### Data shown
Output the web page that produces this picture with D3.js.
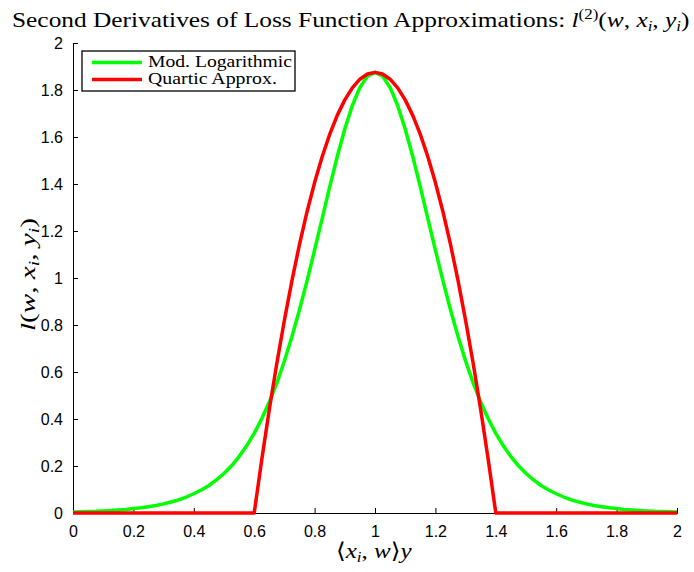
<!DOCTYPE html>
<html><head><meta charset="utf-8">
<script src="https://cdn.jsdelivr.net/npm/d3@7/dist/d3.min.js"></script>
<style>html,body{margin:0;padding:0;background:#fff;}svg{display:block;}</style>
</head><body>
<svg id="chart" width="694" height="572"></svg>
<script>
// ---- data ----
const xValues = [0,0.025,0.05,0.075,0.1,0.125,0.15,0.175,0.2,0.225,0.25,0.275,0.3,0.325,0.35,0.375,0.4,0.425,0.45,0.475,0.5,0.525,0.55,0.575,0.6,0.625,0.65,0.675,0.7,0.725,0.75,0.775,0.8,0.825,0.85,0.875,0.9,0.925,0.95,0.975,1,1.025,1.05,1.075,1.1,1.125,1.15,1.175,1.2,1.225,1.25,1.275,1.3,1.325,1.35,1.375,1.4,1.425,1.45,1.475,1.5,1.525,1.55,1.575,1.6,1.625,1.65,1.675,1.7,1.725,1.75,1.775,1.8,1.825,1.85,1.875,1.9,1.925,1.95,1.975,2];
const modLogValues = [0.004,0.005,0.006,0.007,0.009,0.011,0.013,0.015,0.019,0.022,0.027,0.032,0.039,0.047,0.056,0.068,0.082,0.098,0.117,0.141,0.168,0.201,0.240,0.286,0.339,0.401,0.472,0.554,0.647,0.751,0.865,0.988,1.119,1.253,1.388,1.517,1.634,1.734,1.811,1.859,1.875,1.859,1.811,1.734,1.634,1.517,1.388,1.253,1.119,0.988,0.865,0.751,0.647,0.554,0.472,0.401,0.339,0.286,0.240,0.201,0.168,0.141,0.117,0.098,0.082,0.068,0.056,0.047,0.039,0.032,0.027,0.022,0.019,0.015,0.013,0.011,0.009,0.007,0.006,0.005,0.004];
const quarticValues = [0,0,0,0,0,0,0,0,0,0,0,0,0,0,0,0,0,0,0,0,0,0,0,0,0,0.227,0.440,0.637,0.820,0.989,1.143,1.282,1.406,1.516,1.611,1.692,1.758,1.809,1.846,1.868,1.875,1.868,1.846,1.809,1.758,1.692,1.611,1.516,1.406,1.282,1.143,0.989,0.820,0.637,0.440,0.227,0,0,0,0,0,0,0,0,0,0,0,0,0,0,0,0,0,0,0,0,0,0,0,0,0];
const xTicks = [0,0.2,0.4,0.6,0.8,1,1.2,1.4,1.6,1.8,2];
const yTicks = [0,0.2,0.4,0.6,0.8,1,1.2,1.4,1.6,1.8,2];
const seriesNames = ["Mod. Logarithmic","Quartic Approx."];
const seriesColors = ["#00ff00","#ff0000"];

// ---- layout ----
const svg = d3.select("#chart");
const L = 73, R = 677, T = 43, B = 513;
const x = d3.scaleLinear().domain([0,2]).range([L,R]);
const y = d3.scaleLinear().domain([0,2]).range([B,T]);
const serif = "'Liberation Serif','DejaVu Serif',serif";
const sans = "'Liberation Sans',Arial,Helvetica,sans-serif";

function fitWidth(sel, target, ox) {
  const w = sel.node().getBBox().width;
  const s = target / w;
  sel.attr("transform", `translate(${ox},0) scale(${s},1) translate(${-ox},0)`);
}

// axes
const xAxis = d3.axisBottom(x).tickValues(xTicks).tickSize(-5).tickPadding(13).tickFormat(d3.format("~g"));
const yAxis = d3.axisLeft(y).tickValues(yTicks).tickSize(-5).tickPadding(10).tickFormat(d3.format("~g"));
const gx = svg.append("g").attr("transform",`translate(0,${B})`).call(xAxis);
const gy = svg.append("g").attr("transform",`translate(${L},0)`).call(yAxis);
[gx,gy].forEach(g=>{
  g.select(".domain").attr("stroke","#000").attr("stroke-width",1);
  g.selectAll(".tick line").attr("stroke","#000").attr("stroke-width",1);
  g.selectAll(".tick text").attr("font-family",sans).attr("font-size",16).attr("fill","#000");
});

// curves
const data = [modLogValues, quarticValues];
const line = d3.line().x((d,i)=>x(xValues[i])).y(d=>y(d)).curve(d3.curveLinear);
data.forEach((vals,k)=>{
  svg.append("path").attr("d",line(vals)).attr("fill","none")
    .attr("stroke",seriesColors[k]).attr("stroke-width",3.5)
    .attr("stroke-linejoin","round").attr("stroke-linecap","butt");
});

// legend
const lg = svg.append("g");
lg.append("rect").attr("x",82).attr("y",51).attr("width",213).attr("height",40)
  .attr("fill","#fff").attr("stroke","#000").attr("stroke-width",1.3);
const legendY = [62.5,79.5];
seriesNames.forEach((nm,k)=>{
  lg.append("line").attr("x1",92).attr("x2",142).attr("y1",legendY[k]).attr("y2",legendY[k])
    .attr("stroke",seriesColors[k]).attr("stroke-width",3.5);
  const t = lg.append("text").attr("x",148).attr("y",legendY[k]+4.5)
    .attr("font-family",serif).attr("font-size",16).attr("fill","#000").text(nm);
  fitWidth(t, k===0?144:129, 148);
});

// title
const title = svg.append("text").attr("x",12).attr("y",27).attr("font-family",serif).attr("font-size",21).attr("fill","#000");
title.append("tspan").text("Second Derivatives of Loss Function Approximations: ");
title.append("tspan").attr("font-style","italic").text("l");
title.append("tspan").attr("font-size",14).attr("dy",-8).text("(2)");
title.append("tspan").attr("dy",8).text("(");
title.append("tspan").attr("font-style","italic").text("w");
title.append("tspan").text(", ");
title.append("tspan").attr("font-style","italic").text("x");
title.append("tspan").attr("font-style","italic").attr("font-size",14).attr("dy",4).text("i");
title.append("tspan").attr("dy",-4).text(", ");
title.append("tspan").attr("font-style","italic").text("y");
title.append("tspan").attr("font-style","italic").attr("font-size",14).attr("dy",4).text("i");
title.append("tspan").attr("dy",-4).text(")");
fitWidth(title, 678, 12);

// x label
const xl = svg.append("text").attr("x",336).attr("y",558).attr("font-family",serif).attr("font-size",22).attr("fill","#000");
xl.append("tspan").text("\u27E8");
xl.append("tspan").attr("font-style","italic").text("x");
xl.append("tspan").attr("font-style","italic").attr("font-size",15).attr("dy",4).text("i");
xl.append("tspan").attr("dy",-4).text(", ");
xl.append("tspan").attr("font-style","italic").text("w");
xl.append("tspan").text("\u27E9");
xl.append("tspan").attr("font-style","italic").text("y");
fitWidth(xl, 76, 336);

// y label
const yg = svg.append("g").attr("transform","translate(35,331) rotate(-90)");
const yl = yg.append("text").attr("x",0).attr("y",0).attr("font-family",serif).attr("font-size",22).attr("fill","#000");
yl.append("tspan").attr("font-style","italic").text("l");
yl.append("tspan").text("(");
yl.append("tspan").attr("font-style","italic").text("w");
yl.append("tspan").text(", ");
yl.append("tspan").attr("font-style","italic").text("x");
yl.append("tspan").attr("font-style","italic").attr("font-size",15).attr("dy",4).text("i");
yl.append("tspan").attr("dy",-4).text(", ");
yl.append("tspan").attr("font-style","italic").text("y");
yl.append("tspan").attr("font-style","italic").attr("font-size",15).attr("dy",4).text("i");
yl.append("tspan").attr("dy",-4).text(")");
fitWidth(yl, 113, 0);
</script>
</body></html>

### Exercise objective
Write out the material above again, word for word, minus its pictures.

### Answer to this problem
Output the web page that produces this picture with D3.js.
<!DOCTYPE html>
<html><head><meta charset="utf-8">
<script src="https://cdn.jsdelivr.net/npm/d3@7/dist/d3.min.js"></script>
<style>html,body{margin:0;padding:0;background:#fff;}svg{display:block;}</style>
</head><body>
<svg id="chart" width="694" height="572"></svg>
<script>
// ---- data ----
const xValues = [0,0.025,0.05,0.075,0.1,0.125,0.15,0.175,0.2,0.225,0.25,0.275,0.3,0.325,0.35,0.375,0.4,0.425,0.45,0.475,0.5,0.525,0.55,0.575,0.6,0.625,0.65,0.675,0.7,0.725,0.75,0.775,0.8,0.825,0.85,0.875,0.9,0.925,0.95,0.975,1,1.025,1.05,1.075,1.1,1.125,1.15,1.175,1.2,1.225,1.25,1.275,1.3,1.325,1.35,1.375,1.4,1.425,1.45,1.475,1.5,1.525,1.55,1.575,1.6,1.625,1.65,1.675,1.7,1.725,1.75,1.775,1.8,1.825,1.85,1.875,1.9,1.925,1.95,1.975,2];
const modLogValues = [0.004,0.005,0.006,0.007,0.009,0.011,0.013,0.015,0.019,0.022,0.027,0.032,0.039,0.047,0.056,0.068,0.082,0.098,0.117,0.141,0.168,0.201,0.240,0.286,0.339,0.401,0.472,0.554,0.647,0.751,0.865,0.988,1.119,1.253,1.388,1.517,1.634,1.734,1.811,1.859,1.875,1.859,1.811,1.734,1.634,1.517,1.388,1.253,1.119,0.988,0.865,0.751,0.647,0.554,0.472,0.401,0.339,0.286,0.240,0.201,0.168,0.141,0.117,0.098,0.082,0.068,0.056,0.047,0.039,0.032,0.027,0.022,0.019,0.015,0.013,0.011,0.009,0.007,0.006,0.005,0.004];
const quarticValues = [0,0,0,0,0,0,0,0,0,0,0,0,0,0,0,0,0,0,0,0,0,0,0,0,0,0.227,0.440,0.637,0.820,0.989,1.143,1.282,1.406,1.516,1.611,1.692,1.758,1.809,1.846,1.868,1.875,1.868,1.846,1.809,1.758,1.692,1.611,1.516,1.406,1.282,1.143,0.989,0.820,0.637,0.440,0.227,0,0,0,0,0,0,0,0,0,0,0,0,0,0,0,0,0,0,0,0,0,0,0,0,0];
const xTicks = [0,0.2,0.4,0.6,0.8,1,1.2,1.4,1.6,1.8,2];
const yTicks = [0,0.2,0.4,0.6,0.8,1,1.2,1.4,1.6,1.8,2];
const seriesNames = ["Mod. Logarithmic","Quartic Approx."];
const seriesColors = ["#00ff00","#ff0000"];

// ---- layout ----
const svg = d3.select("#chart");
const L = 73, R = 677, T = 43, B = 513;
const x = d3.scaleLinear().domain([0,2]).range([L,R]);
const y = d3.scaleLinear().domain([0,2]).range([B,T]);
const serif = "'Liberation Serif','DejaVu Serif',serif";
const sans = "'Liberation Sans',Arial,Helvetica,sans-serif";

function fitWidth(sel, target, ox) {
  const w = sel.node().getBBox().width;
  const s = target / w;
  sel.attr("transform", `translate(${ox},0) scale(${s},1) translate(${-ox},0)`);
}

// axes
const xAxis = d3.axisBottom(x).tickValues(xTicks).tickSize(-5).tickPadding(13).tickFormat(d3.format("~g"));
const yAxis = d3.axisLeft(y).tickValues(yTicks).tickSize(-5).tickPadding(10).tickFormat(d3.format("~g"));
const gx = svg.append("g").attr("transform",`translate(0,${B})`).call(xAxis);
const gy = svg.append("g").attr("transform",`translate(${L},0)`).call(yAxis);
[gx,gy].forEach(g=>{
  g.select(".domain").attr("stroke","#000").attr("stroke-width",1);
  g.selectAll(".tick line").attr("stroke","#000").attr("stroke-width",1);
  g.selectAll(".tick text").attr("font-family",sans).attr("font-size",16).attr("fill","#000");
});

// curves
const data = [modLogValues, quarticValues];
const line = d3.line().x((d,i)=>x(xValues[i])).y(d=>y(d)).curve(d3.curveLinear);
data.forEach((vals,k)=>{
  svg.append("path").attr("d",line(vals)).attr("fill","none")
    .attr("stroke",seriesColors[k]).attr("stroke-width",3.5)
    .attr("stroke-linejoin","round").attr("stroke-linecap","butt");
});

// legend
const lg = svg.append("g");
lg.append("rect").attr("x",82).attr("y",51).attr("width",213).attr("height",40)
  .attr("fill","#fff").attr("stroke","#000").attr("stroke-width",1.3);
const legendY = [62.5,79.5];
seriesNames.forEach((nm,k)=>{
  lg.append("line").attr("x1",92).attr("x2",142).attr("y1",legendY[k]).attr("y2",legendY[k])
    .attr("stroke",seriesColors[k]).attr("stroke-width",3.5);
  const t = lg.append("text").attr("x",148).attr("y",legendY[k]+4.5)
    .attr("font-family",serif).attr("font-size",16).attr("fill","#000").text(nm);
  fitWidth(t, k===0?144:129, 148);
});

// title
const title = svg.append("text").attr("x",12).attr("y",27).attr("font-family",serif).attr("font-size",21).attr("fill","#000");
title.append("tspan").text("Second Derivatives of Loss Function Approximations: ");
title.append("tspan").attr("font-style","italic").text("l");
title.append("tspan").attr("font-size",14).attr("dy",-8).text("(2)");
title.append("tspan").attr("dy",8).text("(");
title.append("tspan").attr("font-style","italic").text("w");
title.append("tspan").text(", ");
title.append("tspan").attr("font-style","italic").text("x");
title.append("tspan").attr("font-style","italic").attr("font-size",14).attr("dy",4).text("i");
title.append("tspan").attr("dy",-4).text(", ");
title.append("tspan").attr("font-style","italic").text("y");
title.append("tspan").attr("font-style","italic").attr("font-size",14).attr("dy",4).text("i");
title.append("tspan").attr("dy",-4).text(")");
fitWidth(title, 678, 12);

// x label
const xl = svg.append("text").attr("x",336).attr("y",558).attr("font-family",serif).attr("font-size",22).attr("fill","#000");
xl.append("tspan").text("\u27E8");
xl.append("tspan").attr("font-style","italic").text("x");
xl.append("tspan").attr("font-style","italic").attr("font-size",15).attr("dy",4).text("i");
xl.append("tspan").attr("dy",-4).text(", ");
xl.append("tspan").attr("font-style","italic").text("w");
xl.append("tspan").text("\u27E9");
xl.append("tspan").attr("font-style","italic").text("y");
fitWidth(xl, 76, 336);

// y label
const yg = svg.append("g").attr("transform","translate(35,331) rotate(-90)");
const yl = yg.append("text").attr("x",0).attr("y",0).attr("font-family",serif).attr("font-size",22).attr("fill","#000");
yl.append("tspan").attr("font-style","italic").text("l");
yl.append("tspan").text("(");
yl.append("tspan").attr("font-style","italic").text("w");
yl.append("tspan").text(", ");
yl.append("tspan").attr("font-style","italic").text("x");
yl.append("tspan").attr("font-style","italic").attr("font-size",15).attr("dy",4).text("i");
yl.append("tspan").attr("dy",-4).text(", ");
yl.append("tspan").attr("font-style","italic").text("y");
yl.append("tspan").attr("font-style","italic").attr("font-size",15).attr("dy",4).text("i");
yl.append("tspan").attr("dy",-4).text(")");
fitWidth(yl, 113, 0);
</script>
</body></html>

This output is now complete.